Rotational Symmetrization Protocol
- A-Posteriori Wrapping: Rather than designing the PET to be rotationally equivariant ab initio, the protocol defines an ensemble of local coordinate systems based on pairs of neighboring atoms. For each reference frame, the input is rotated, the backbone PET is applied, and the outputs (scalars or covariant vectors) are transformed back and averaged via smooth cutoff-weighted means.
- Exact Symmetry: This wrapping guarantees rotational equivariance while preserving smoothness, permutation, and translation invariance already present.
Impact
Performance on molecular and crystalline benchmarks demonstrates either superior or comparable accuracy to rigorously equivariant models (e.g., up to 30% reduced error compared to NEQUIP). The protocol allows flexible backbone design without the need for restrictive symmetry enforcement.
4. PET Design Strategies and Computational Considerations
A generic formulation of PET combines these key design patterns:
Component | Edge Mechanism | Global Context/Attention |
---|---|---|
Feature Extraction | EdgeConv (k-NN, ψ(·; θ)) | Self-Attention (+ EdgeConv proj) |
Adaptivity/Symmetry | Local reference frames, cutoffs | Transformer averaging, no PE |
Output Construction | MLPs, projection heads | Set pooling, weighted averaging |
Integration of edge-driven operations within transformer attention streams is a distinguishing feature: EdgeConv injects local structure directly into the query, key, and value projections, while the absence of explicit positional encoding leverages the permutation invariance inherent in unordered point sets.
For chemistry and materials science, a-posteriori symmetrization introduces additional forward passes per local coordinate system. While the computational cost scales with the number of symmetrization frames, practical strategies (e.g., adaptive cutoffs, frame selection for non-collinear atom pairs) alleviate this overhead.
5. Applications and Impact Across Domains
PET architectures have demonstrated significant utility in multiple high-value applications:
- Dense Point Cloud Upsampling: Enhanced 3D point clouds support improved object detection and scene understanding in autonomous driving and robotics, as well as high-fidelity 3D reconstruction and AR/VR mapping (Kim et al., 2023).

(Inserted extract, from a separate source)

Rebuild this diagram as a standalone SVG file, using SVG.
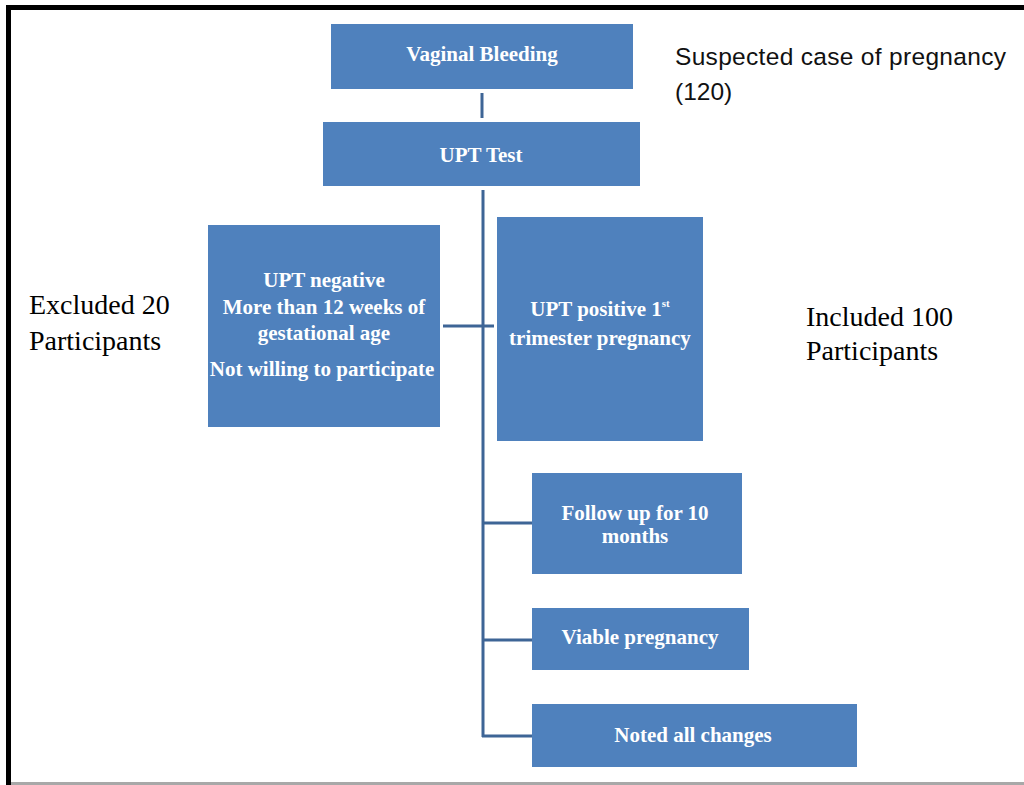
<svg xmlns="http://www.w3.org/2000/svg" width="1024" height="785" viewBox="0 0 1024 785">
<style>
.box{fill:#4F81BD;}
.bt{font-family:"Liberation Serif","Times New Roman",serif;font-weight:bold;font-size:21px;fill:#FFFFFF;text-anchor:middle;}
.side{font-family:"Liberation Serif","Times New Roman",serif;font-size:28px;fill:#000000;}
.sans{font-family:"Liberation Sans",Arial,sans-serif;font-size:24.5px;fill:#111111;}
.conn{stroke:#3E6596;stroke-width:3;fill:none;}
</style>
<rect x="0" y="0" width="1024" height="785" fill="#FFFFFF"/>
<g id="frame">
<rect x="6" y="5" width="1018" height="5" fill="#000000"/>
<rect x="6" y="5" width="5" height="780" fill="#000000"/>
<rect x="11" y="782" width="1013" height="3" fill="#A8A8A8"/>
</g>
<g id="connectors">
<line class="conn" x1="482" y1="93" x2="482" y2="118"/>
<line class="conn" x1="483" y1="190" x2="483" y2="737"/>
<line class="conn" x1="443" y1="326" x2="494" y2="326"/>
<line class="conn" x1="482" y1="523" x2="532" y2="523"/>
<line class="conn" x1="482" y1="640" x2="532" y2="640"/>
<line class="conn" x1="482" y1="736" x2="532" y2="736"/>
</g>
<g id="vaginal-bleeding">
<rect class="box" x="331" y="24" width="302" height="65"/>
<text class="bt" x="482" y="61">Vaginal Bleeding</text>
</g>
<g id="upt-test">
<rect class="box" x="323" y="122" width="317" height="64"/>
<text class="bt" x="481" y="162">UPT Test</text>
</g>
<g id="upt-negative">
<rect class="box" x="208" y="225" width="232" height="202"/>
<text class="bt" x="324" y="287">UPT negative</text>
<text class="bt" x="324" y="314">More than 12 weeks of</text>
<text class="bt" x="324" y="340">gestational age</text>
<text class="bt" x="322" y="376">Not willing to participate</text>
</g>
<g id="upt-positive">
<rect class="box" x="497" y="217" width="206" height="224"/>
<text class="bt" x="600" y="316">UPT positive 1<tspan font-size="11" dy="-9">st</tspan></text>
<text class="bt" x="600" y="345">trimester pregnancy</text>
</g>
<g id="follow-up">
<rect class="box" x="532" y="473" width="210" height="101"/>
<text class="bt" x="635" y="520">Follow up for 10</text>
<text class="bt" x="635" y="543">months</text>
</g>
<g id="viable">
<rect class="box" x="532" y="608" width="217" height="62"/>
<text class="bt" x="640" y="644">Viable pregnancy</text>
</g>
<g id="noted">
<rect class="box" x="532" y="704" width="325" height="63"/>
<text class="bt" x="693" y="742">Noted all changes</text>
</g>
<g id="labels">
<text class="sans" x="675" y="65" textLength="331" lengthAdjust="spacing">Suspected case of pregnancy</text>
<text class="sans" x="675" y="100">(120)</text>
<text class="side" x="29" y="314">Excluded 20</text>
<text class="side" x="29" y="350">Participants</text>
<text class="side" x="806" y="326">Included 100</text>
<text class="side" x="806" y="360">Participants</text>
</g>
</svg>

- Atomic-Scale Machine Learning: PETs support tasks in molecular energy prediction or force field modeling, maintaining physical symmetry constraints essential for simulation reliability (Pozdnyakov et al., 2023).
- Transferability: The modular approach to symmetry enables integration with advances from geometric deep learning and vision transformers, allowing cross-domain transfer of expressive architectures.
6. Open Resources and Future Directions
The original PET codebases are publicly available (e.g., https://github.com/dohoon2045/PU-EdgeFormer), facilitating further research and reproducibility. Foundational design choices in PETs—such as edge-focused attention and decoupled symmetry enforcement—present several future research avenues:
- Within-layer Symmetrization: Embedding symmetry operations directly inside message passing to reduce a-posteriori computational overhead.
- Extension to Higher-Order Tensors: Generalizing PETs for prediction of higher-order properties (e.g., multipole moments).
- Adaptive Weighting and Cutoff Schemes: Refining the balance between local and global contributions or improving handling of highly inhomogeneous point clouds.
- Cross-Domain Applications: Leveraging PETs in mesh reconstruction, advanced segmentation, or alternative geometric representations.
7. Summary
Point Edge Transformer (PET) represents a class of deep architectures unifying edge-centric relational modeling with the global expressive power of transformers. Its flexible design has proven effective in dense 3D prediction and symmetry-aware scientific modeling, facilitating advances across both practical and theoretical aspects of point cloud learning. PET's hybrid attention strategy, exact symmetry enforcement, and empirical robustness mark a substantial contribution to the methodology of geometric deep learning.